Mes souvenirs d’enfant, d’adolescent, puis d’étudiant venant le week-end ou les vacances, sont là. Là, derrière la porte écaillée que je pousse, juste pour voir. Sur « notre » boîte aux lettres il y a un autre nom.

Mardi 6 février 2018

Il y a alors ce moment exaltant et doux : rencontrer les futurs collègues, envisager les premières journées de travail, décrypter les besoins, se rassurer, sourire.

Lundi 5 février 2018

Ils sont les derniers à être glissés dans les bagages avant de partir.
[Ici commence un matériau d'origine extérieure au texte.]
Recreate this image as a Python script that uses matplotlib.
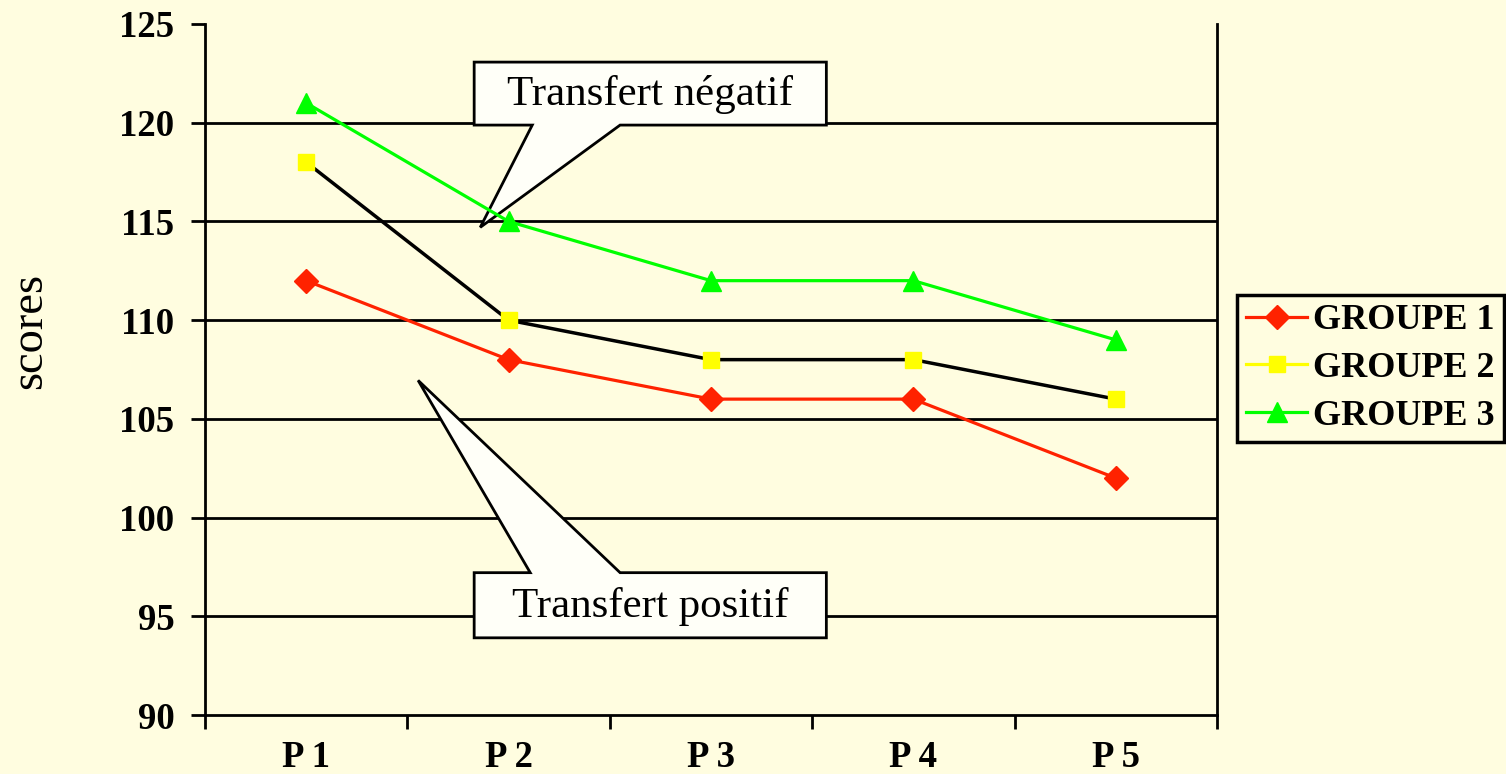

Une fois que je suis arrivé, ils sont les premiers à être posés, sur le marbre de la table de nuit en l’occurrence. Ils sont les 3 jizos, les 3 esprits japonais Wishing, Hoping et Smiling, qui m’accompagneraient partout si leur poids n’était pas un frein. A côté d’eux, je déposerai plus tard la kokeishi, tête droite.
C’est dans le coin du bureau que j’installe les autres objets : la pierre du Mont Fuji d’abord puis au hasard des déballages le monstre de plastique, le caillou « porte-savon », la boîte en laque offerte par les voisins, le calendrier offert par C, le « coin » en céramique, la petite boîte en marquèterie, le sceau, la pierre à encre, le cadre offert par Niu. Sur le rebord entre les deux fenêtres, je mets finalement la boîte à bento, la peinture d’Olivier et la coupe en laque. Celle-ci, sur la photographie que j’envoie, a pris la place du cadre.

Dimanche 4 février 2018

J’avais regardé il y a quelques jours les rares images prises là-bas, sur ce bord de mer. J’avais, semble-t-il, voyagé léger, sans appareil photo. J’avais ainsi oublié où c’était, comme si ma mémoire ne s’accrochait qu’à un type d’images prises : celles en 24×36. Un effort me l’avait finalement vaguement rappelé mais j’avais dû en fournir un supplémentaire pour faire revenir à la surface les précisions, les amis présents, le dîner, le petit-déjeuner, la promenade sur le bord de mer. J’avais tout enfoui. Sous le sable. Dans l’océan peut-être.
Ce dimanche, en réservant le billet de train pour ce même coin d’océan, j’avais déjà presque oublié ces souvenirs. Il me semblait alors plus évident que je voulais oublier le sentiment qui s’en dégageait. C’est au moment de réserver l’hôtel que l’hésitation a alors frappé. Comme un ressac.